During and after his first term as mayor Chapman was a diligent supporter of the government. It was probably in April 1535 that he wrote to Cromwell, ‘as one very desirous to be occupied in your service’, congratulating the minister on his recovery from illness. This letter, with its promise that Chapman would ‘be ready at all hours to do you service either here or elsewhere’, may have preceded Cromwell’s appointment as high steward of Cambridge university, for it would clearly have been useful to the town to have a leading inhabitant in the minister’s service. Disputes between town and gown persisted throughout the 1530s and drew a number of letters of remonstrance from Cromwell to the townsmen; their lack of noticeable effect perhaps owed something to Chapman’s intermediate position. Whether the town benefited in any more positive way from the connexion is doubtful; in at least one case it appears not to have done so, for in October or November 1537 the treasurers of Cambridge recorded a payment of 5s. by Chapman and others to counsel ‘for penning of a book that should have been put into the Star Chamber and all was lost as it fortuned’. The break in Chapman’s parliamentary career after Cromwell’s fall may none the less reflect his loss of standing at court. He remained active in town affairs, however, and he was one of three municipal leaders specially complained of by the university in December 1546 for ‘inordinate unseemly and uncharitable facing and craking’ of the vice-chancellor.7

The will admitted to probate had been made by Chapman on 29 Dec. 1562 and ratified by a codicil added on 7 Jan. 1563, when he was ill and the will was in the custody of his son-in-law.
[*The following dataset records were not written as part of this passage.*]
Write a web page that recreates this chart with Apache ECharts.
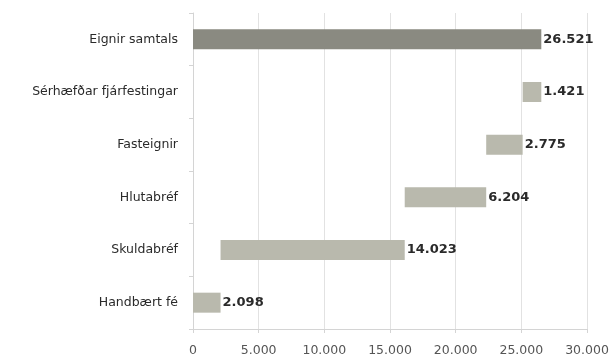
<!DOCTYPE html>
<html><head><meta charset="utf-8">
<script src="https://cdn.jsdelivr.net/npm/echarts@6/dist/echarts.min.js"></script>
<style>html,body{margin:0;padding:0;background:#fff}#c{width:615px;height:356px}</style>
</head><body><div id="c"></div>
<script>
const categories = ['Eignir samtals','Sérhæfðar fjárfestingar','Fasteignir','Hlutabréf','Skuldabréf','Handbært fé'];
const values = [26521, 1421, 2775, 6204, 14023, 2098];
const isTotal = [true, false, false, false, false, false];
const xTicks = [0, 5000, 10000, 15000, 20000, 25000, 30000];

function fmt(v){ return String(v).replace(/\B(?=(\d{3})+(?!\d))/g, '.'); }

// waterfall offsets: components stack from bottom (Handbært fé) upward
const base = new Array(values.length).fill(0);
let run = 0;
for (let i = values.length - 1; i >= 0; i--) {
  if (isTotal[i]) { base[i] = 0; continue; }
  base[i] = run; run += values[i];
}

const chart = echarts.init(document.getElementById('c'));
chart.setOption({
  animation: false,
  grid: { left: 193, right: 28, top: 13, bottom: 27, containLabel: false, outerBoundsMode: 'none' },
  xAxis: {
    type: 'value', min: xTicks[0], max: xTicks[xTicks.length-1], interval: 5000,
    axisLine: { show: true, lineStyle: { color: '#d4d4d4' } },
    axisTick: { show: true, length: 4, lineStyle: { color: '#d4d4d4' } },
    splitLine: { lineStyle: { color: '#e2e2e2', width: 1 } },
    axisLabel: { formatter: fmt, color: '#555', fontSize: 12.5, fontFamily: 'DejaVu Sans, sans-serif', margin: 15 }
  },
  yAxis: {
    type: 'category', data: categories, inverse: true,
    axisLine: { show: true, lineStyle: { color: '#d4d4d4' } },
    axisTick: { show: true, length: 4, lineStyle: { color: '#d4d4d4' } },
    axisLabel: { color: '#2a2a2a', fontSize: 12.5, fontFamily: 'DejaVu Sans, sans-serif', margin: 15 }
  },
  series: [
    { type: 'bar', stack: 'w', data: base, itemStyle: { color: 'transparent' }, barWidth: 20, silent: true },
    { type: 'bar', stack: 'w', barWidth: 20,
      data: values.map((v, i) => ({ value: v, itemStyle: { color: isTotal[i] ? '#8a8a81' : '#b9b9ad' } })),
      label: { show: true, position: 'right', distance: 2, formatter: p => fmt(p.value), color: '#2a2a2a', fontWeight: 'bold', fontSize: 13, fontFamily: 'DejaVu Sans, sans-serif' }
    }
  ]
});
</script></body></html>
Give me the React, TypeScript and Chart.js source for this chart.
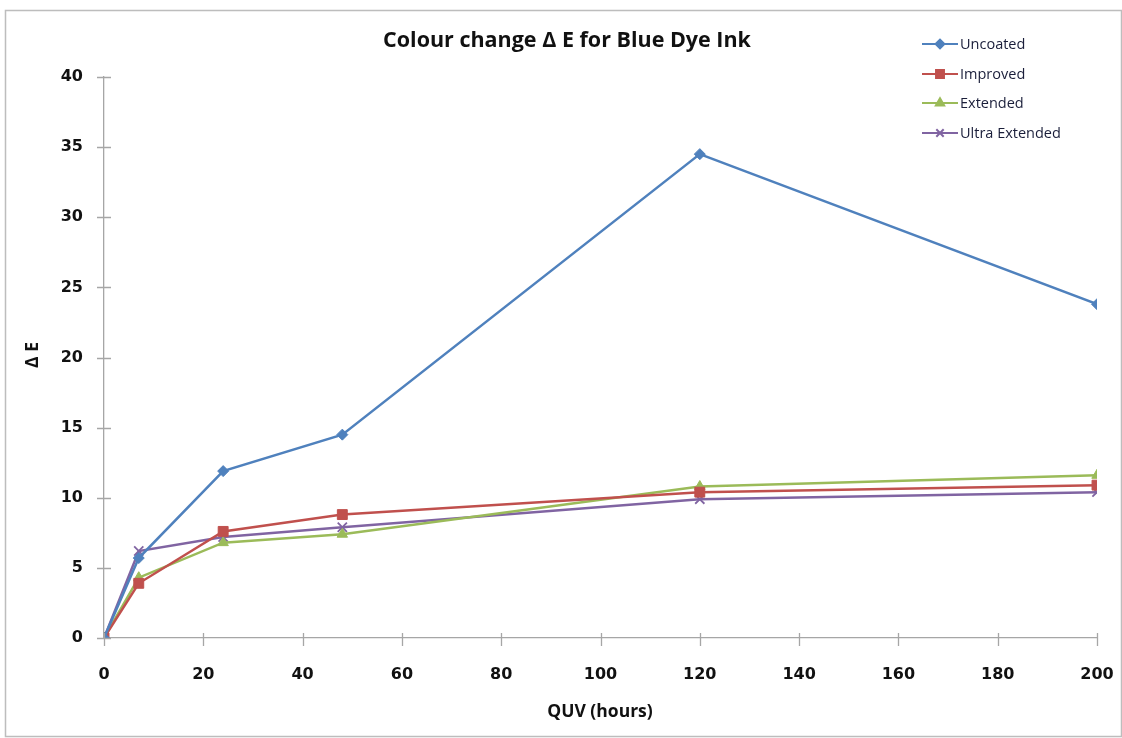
import React, { useEffect, useRef } from "react";
import { Chart, registerables } from "chart.js";
import { drawPoint } from "chart.js/helpers";

Chart.register(...registerables);

// QUV exposure time (hours) and colour change ΔE per coating
const hours = [0, 7, 24, 48, 120, 200];
const uncoated = [0, 5.7, 11.9, 14.5, 34.5, 23.8];
const improved = [0, 3.9, 7.6, 8.8, 10.4, 10.9];
const extended = [0, 4.3, 6.8, 7.4, 10.8, 11.6];
const ultraExtended = [0, 6.2, 7.2, 7.9, 9.9, 10.4];

const seriesNames = ["Uncoated", "Improved", "Extended", "Ultra Extended"];
const seriesColors = ["#4F81BD", "#C0504D", "#9BBB59", "#8064A2"];
const seriesMarkers = ["rectRot", "rect", "triangle", "crossRot"];
const markerRadius = [5.5, 7, 6, 6.5];

const chartTitle = "Colour change \u0394 E for Blue Dye Ink";
const xAxisTitle = "QUV (hours)";
const yAxisTitle = "\u0394 E";

const X_MIN = 0, X_MAX = 200, X_STEP = 20;
const Y_MIN = 0, Y_MAX = 40, Y_STEP = 5;

const tickFont = { family: "'DejaVu Sans', Verdana, sans-serif", size: 16, weight: "bold" as const };

const decorPlugin = {
  id: "decor",
  beforeDraw(chart: any) {
    const { ctx, width, height } = chart;
    ctx.save();
    ctx.fillStyle = "#ffffff";
    ctx.fillRect(0, 0, width, height);
    ctx.strokeStyle = "#BDBDBD";
    ctx.lineWidth = 1.5;
    ctx.strokeRect(5.5, 10.5, width - 6, height - 12);
    ctx.restore();
  },
  afterDraw(chart: any) {
    const { ctx, chartArea } = chart;
    const xs = chart.scales.x;
    const ys = chart.scales.y;
    ctx.save();
    // tick marks crossing both axes
    ctx.strokeStyle = "#A6A6A6";
    ctx.lineWidth = 1.3;
    ctx.beginPath();
    for (let v = X_MIN; v <= X_MAX; v += X_STEP) {
      const px = Math.round(xs.getPixelForValue(v)) + 0.5;
      ctx.moveTo(px, chartArea.bottom - 5);
      ctx.lineTo(px, chartArea.bottom + 8);
    }
    for (let v = Y_MIN; v <= Y_MAX; v += Y_STEP) {
      const py = Math.round(ys.getPixelForValue(v)) + 0.5;
      ctx.moveTo(chartArea.left - 7, py);
      ctx.lineTo(chartArea.left + 7, py);
    }
    ctx.stroke();

    // chart title
    ctx.fillStyle = "#111111";
    ctx.textAlign = "center";
    ctx.textBaseline = "middle";
    ctx.font = "bold 21.5px 'Open Sans', sans-serif";
    ctx.fillText(chartTitle, 567, 41);

    // axis titles
    ctx.font = "bold 17.5px 'Open Sans', sans-serif";
    ctx.fillText(xAxisTitle, 600, 712);
    ctx.save();
    ctx.translate(33, 355);
    ctx.rotate(-Math.PI / 2);
    ctx.fillText(yAxisTitle, 0, 0);
    ctx.restore();

    // legend
    ctx.font = "14.5px 'Open Sans', sans-serif";
    ctx.textAlign = "left";
    const rowY = [44, 74, 103, 133];
    seriesNames.forEach((name, i) => {
      const y = rowY[i];
      ctx.strokeStyle = seriesColors[i];
      ctx.fillStyle = seriesColors[i];
      ctx.lineWidth = 2;
      ctx.beginPath();
      ctx.moveTo(922, y);
      ctx.lineTo(958, y);
      ctx.stroke();
      drawPoint(ctx, { pointStyle: seriesMarkers[i], radius: markerRadius[i] * 0.8, rotation: 0, borderWidth: 1.5 } as any, 940, y);
      ctx.fillStyle = "#1A1E3A";
      ctx.fillText(name, 960, y + 1);
    });
    ctx.restore();
  },
};

export default function App() {
  const canvasRef = useRef<HTMLCanvasElement | null>(null);

  useEffect(() => {
    document.body.style.margin = "0";
    const canvas = canvasRef.current;
    if (!canvas) return;
    const seriesValues = [uncoated, improved, extended, ultraExtended];
    const chart = new Chart(canvas, {
      type: "line",
      data: {
        datasets: seriesValues.map((vals, i) => ({
          label: seriesNames[i],
          data: hours.map((h, j) => ({ x: h, y: vals[j] })),
          borderColor: seriesColors[i],
          backgroundColor: seriesColors[i],
          borderWidth: 2.5,
          pointStyle: seriesMarkers[i] as any,
          pointRadius: markerRadius[i],
          pointBorderWidth: seriesMarkers[i] === "crossRot" ? 1.8 : 1,
          tension: 0,
          fill: false,
        })),
      },
      options: {
        responsive: false,
        animation: false,
        layout: { padding: { top: 77, right: 25, left: 0, bottom: 0 } },
        plugins: {
          legend: { display: false },
          title: { display: false },
          tooltip: { enabled: false },
        },
        scales: {
          x: {
            type: "linear",
            min: X_MIN,
            max: X_MAX,
            afterFit: (s: any) => { s.height = 100; },
            ticks: { stepSize: X_STEP, padding: 7, color: "#111111", font: tickFont, maxRotation: 0 },
            grid: { display: false, drawTicks: true, tickLength: 20 },
            border: { display: true, color: "#A6A6A6", width: 1.3 },
          },
          y: {
            type: "linear",
            min: Y_MIN,
            max: Y_MAX,
            afterFit: (s: any) => { s.width = 104; },
            ticks: { stepSize: Y_STEP, padding: 21, color: "#111111", font: tickFont },
            grid: { display: false, drawTicks: false },
            border: { display: true, color: "#A6A6A6", width: 1.3 },
          },
        },
      },
      plugins: [decorPlugin],
    });
    return () => chart.destroy();
  }, []);

  return (
    <div style={{ width: 1122, height: 738 }}>
      <canvas ref={canvasRef} width={1122} height={738} />
    </div>
  );
}
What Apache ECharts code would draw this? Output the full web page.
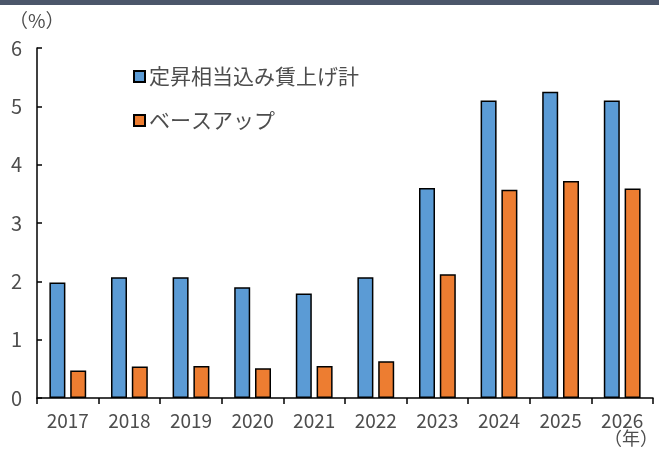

It begins with a revocation of earlier wills, in particular the one ‘made and solemnly read before witnesses the last day of November last past’. It is unlikely that Chapman would have prepared two such wills within a month if his only object in revoking the earlier one had been to alter its dispositive part, which he could have done more easily by preparing one or more codicils. It was therefore probably the preamble of the earlier will that Chapman revised. In the last will, after the revocation mentioned, he bequeathed his soul to God ‘trusting ... that He will receive the same to His mercy through the prayers of his most blessed mother our lady Saint Mary and all the holy company of Heaven’. He asked to be buried in Trinity church, Cambridge, and gave directions about his gravestone; the executors were given ‘the whole order of that thing with all other by word of mouth committed to their trust as the times orders and laws of the Queen’s realm shall serve’. Among a number of charitable gifts, Chapman instructed his executors to find at his burial ‘some worshipful and discreet preacher to declare the word of God’. Most of the will is concerned with provision for his wife and children from the revenues of his manor of Mardocks, Hertfordshire, and of his numerous booths at Stourbridge fair, including £16 a year for the minority of his son Thomas provided ‘that he will diligently apply his book and learning’. The witnesses to the will included John Rust, whom Chapman also appointed supervisor and to whom he left 40s.and three yards of satin for a doublet. Chapman must have died before 10 Feb. 1563, when probate of the will was granted to the executors, his widow and his son-in-law Thomas Gardiner; it was Gardiner who successfully defended the validity of the will and codicil against Chapman’s elder son John, sentence being pronounced in March 1577. John Chapman had been well provided for by the will; perhaps he objected to the ban on his alienating the manor of Mardocks without the executors’ consent.8

Ref Volumes: 1509-1558

Author: D. F. Coros

Notes

  • 1. C. H. Cooper, Cambridge Annals, i. 386.
  • 2. Ibid. i. 394, 396.
  • 3. Aged 35 in November 1529, St. Ch.2/26/178, no. xviii. Vis. Cambs. (Harl. Soc. xli), 83; PCC 9 Chayre; Req.2/16/60.
  • 4. LP Hen. VIII, ii, xii, xiii, xv; F. Blomefield, Coll. Cant. 244; Cooper, ii. 108, 110; CPR, 1553, p. 417; 1560-3, p. 406.
  • 5. St.Ch.2/26/178.
  • 6. Elton, St. Ch. Stories, 52-77.
  • 7. LP Hen. VIII, vii, viii, xiii; SP1/91, f. 184; Merriman, Letters of Thos. Cromwell, i. 408-9, 421-3, 431-2, 437-8; ii. 53-54, 74-76; Downing Coll. Camb. Bowtell mss Liber Rationalis 1510-60, 1537-8, acct. 31; Cooper, i. 430, 442; ii. 70, 97.
  • 8. PCC 9 Chayre, 11 Daughtry; VCH Herts. iii. 390.